Piccola e fragile, Andromeda che rinuncia alla propria libertà per espiare colpe altrui: è un paradigma che oggi alle donne va stretto, ma in antichità era la paideia delle brave ragazze. Trasgredita però questa storiella dagli stessi Antichi, come appunto Euripide, come Mamhood oggi. E, soprattutto, dal più caustico di tutti: Luciano di Samosata che nei Dialoghi marini ci propone la “sua” Andromeda. Una voce nuova a un’eroina del passato, un po’ come nei dialoghi impossibili di Eco, Camilleri, Sanguineti. Perché i miti vanni riscritti, ricreati, riletti. E sempre trasmessi e reinventati.
Punita per l’oltraggiosa gara tra mondo umano e divino, un vero sacrilegio, un’immodestia immonda da lavare col sacrificio di una virgo innocente. Innocente che però non indietreggia di fronte al rito che diremmo oggi assassinio. Che sa temporeggiare davanti al mostro marino finché il principe azzurro non la salva dalle sue grinfie. Un Perseo che nella bisaccia reca ancora la fumante testa di una ribelle da decapitare: Medusa.
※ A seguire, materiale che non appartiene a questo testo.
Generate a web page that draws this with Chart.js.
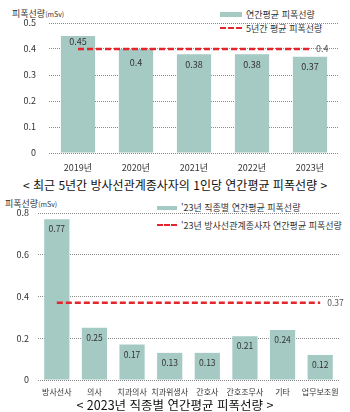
<!DOCTYPE html>
<html lang="ko">
<head>
<meta charset="utf-8">
<script src="https://cdn.jsdelivr.net/npm/chart.js@4"></script>
<style>
  body { margin: 0; background: #fff; font-family: 'Noto Sans CJK KR', sans-serif; color: #333; }
  #wrap { position: relative; width: 350px; height: 412px; overflow: hidden; }
  .box { position: absolute; left: 0; width: 350px; }
  .unit { position: absolute; font-size: 9px; color: #333; white-space: nowrap; }
  .unit small { font-size: 7px; }
  .legend { position: absolute; font-size: 9px; color: #333; white-space: nowrap; }
  .legend div { display: flex; align-items: center; height: 14px; }
  .sw { display: inline-block; margin-right: 4px; }
  .sw.bar { background: #a5c9c3; }
  .sw.dash { border-top: 2px dashed #e3262c; height: 0; }
  .title { position: absolute; left: 0; width: 350px; text-align: center; color: #111; white-space: nowrap; }
</style>
</head>
<body>
<div id="wrap">
  <div class="unit" style="left:12px;top:7px">피폭선량<small>(mSv)</small></div>
  <div class="legend" style="left:220px;top:7px">
    <div><span class="sw bar" style="width:22px;height:5px"></span>연간평균 피폭선량</div>
    <div><span class="sw dash" style="width:22px"></span>5년간 평균 피폭선량</div>
  </div>
  <div class="box" style="top:0;height:176px"><canvas id="c1"></canvas></div>
  <div class="title" style="top:176px;font-size:12px">&lt; 최근 5년간 방사선관계종사자의 1인당 연간평균 피폭선량 &gt;</div>

  <div class="unit" style="left:5px;top:197px">피폭선량<small>(mSv)</small></div>
  <div class="legend" style="left:157px;top:197px">
    <div style="height:21px"><span class="sw bar" style="width:20px;height:4px"></span>'23년 직종별 연간평균 피폭선량</div>
    <div><span class="sw dash" style="width:20px"></span>'23년 방사선관계종사자 연간평균 피폭선량</div>
  </div>
  <div class="box" style="top:195px;height:203px"><canvas id="c2"></canvas></div>
  <div class="title" style="top:395px;font-size:12.5px">&lt; 2023년 직종별 연간평균 피폭선량 &gt;</div>
</div>
<script>
const years = ['2019년', '2020년', '2021년', '2022년', '2023년'];
const yearDose = [0.45, 0.4, 0.38, 0.38, 0.37];
const fiveYearAvg = 0.4;
const yearTicks = [0, 0.1, 0.2, 0.3, 0.4, 0.5];

const jobs = ['방사선사', '의사', '치과의사', '치과위생사', '간호사', '간호조무사', '기타', '업무보조원'];
const jobDose = [0.77, 0.25, 0.17, 0.13, 0.13, 0.21, 0.24, 0.12];
const allAvg = 0.37;
const jobTicks = [0, 0.2, 0.4, 0.6, 0.8];

const FONT = "'Noto Sans CJK KR', sans-serif";
const BAR = '#a5c9c3';
const RED = '#e3262c';

// value labels inside bars + avg value at the right end of the dashed line
const valueLabels = {
  id: 'valueLabels',
  afterDatasetsDraw(chart, args, opts) {
    const { ctx } = chart;
    const bars = chart.getDatasetMeta(0).data;
    const line = chart.getDatasetMeta(1).data;
    const lineY = line[0].y;
    ctx.save();
    ctx.font = `${opts.size}px ${FONT}`;
    ctx.fillStyle = '#333';
    ctx.textAlign = 'center';
    ctx.textBaseline = 'middle';
    bars.forEach((b, i) => {
      let y = b.y + 10;
      // keep clear of the dashed line
      if (Math.abs(y - lineY) < 11) y = y < lineY ? lineY - 7 : lineY + 14;
      ctx.fillText(String(chart.data.datasets[0].data[i]), b.x, y);
    });
    const last = line[line.length - 1];
    ctx.fillStyle = '#555';
    ctx.textAlign = 'left';
    ctx.fillText(String(chart.data.datasets[1].data[0]), last.x + opts.gap, lineY);
    ctx.restore();
  }
};

function makeChart(id, labels, values, avg, ticks, o) {
  return new Chart(document.getElementById(id), {
    data: {
      labels,
      datasets: [
        { type: 'bar', data: values, backgroundColor: BAR, categoryPercentage: 1, barPercentage: o.barPct, order: 2 },
        { type: 'line', data: labels.map(() => avg), borderColor: RED, borderWidth: 2.5,
          borderDash: [6, 3], pointRadius: 0, fill: false, order: 1 }
      ]
    },
    options: {
      responsive: true, maintainAspectRatio: false, animation: false,
      layout: { padding: { top: o.top, right: 11, left: 0, bottom: 0 } },
      plugins: { legend: { display: false }, tooltip: { enabled: false },
        valueLabels: { size: o.valSize, gap: o.gap } },
      scales: {
        x: {
          grid: { display: false, drawTicks: false }, border: { display: false },
          ticks: { color: '#333', font: { family: FONT, size: o.xSize }, padding: o.xPad, maxRotation: 0, autoSkip: false },
          afterFit: s => { s.height = o.xH; }
        },
        y: {
          min: 0, max: ticks[ticks.length - 1],
          afterBuildTicks: s => { s.ticks = ticks.map(v => ({ value: v })); },
          grid: { color: '#8a8a8a', lineWidth: 1, drawTicks: false },
          border: { display: false, dash: [1, 1] },
          ticks: { color: '#333', font: { family: FONT, size: 9 }, padding: o.yPad, callback: v => String(+v.toFixed(1)) },
          afterFit: s => { s.width = o.yW; }
        }
      }
    },
    plugins: [valueLabels]
  });
}

makeChart('c1', years, yearDose, fiveYearAvg, yearTicks,
  { barPct: 0.59, top: 23, xH: 23, xSize: 9, xPad: 9, yW: 49, yPad: 13, valSize: 9, gap: 6 });
makeChart('c2', jobs, jobDose, allAvg, jobTicks,
  { barPct: 0.67, top: 18, xH: 18, xSize: 8, xPad: 7, yW: 38, yPad: 9, valSize: 8.5, gap: 7 });
</script>
</body>
</html>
E, se non bastassero le regali nozze, arriva il mondo delle stelle a sublimare Andromeda.
Ovidio, Manilio, Luciano. Euripide, i pittori e la tv e la musica ci riportano Andromeda e le troppe donne assise in cielo dopo tanto patimento, in attesa di una redenzione del tipo “per aspera ad astra”. Uno schema fisso che oggi non resiste e non incanta più.
Andromeda, stella celeste, meditabonda al pari di un uomo, però. Principessa del cielo, martire in terra. Donna-oggetto o dono, gheras. Fortunata per molti, perché salvata da un eroe bello e impossibile.
Ma il suo nome ci dice molto di più. È nel nome racchiuso il sugo di questa storia. Andromeda pensa come un uomo. E non finirà, forse anche dal cielo, di stupirci e di offrirci spunti per nuove riflessioni.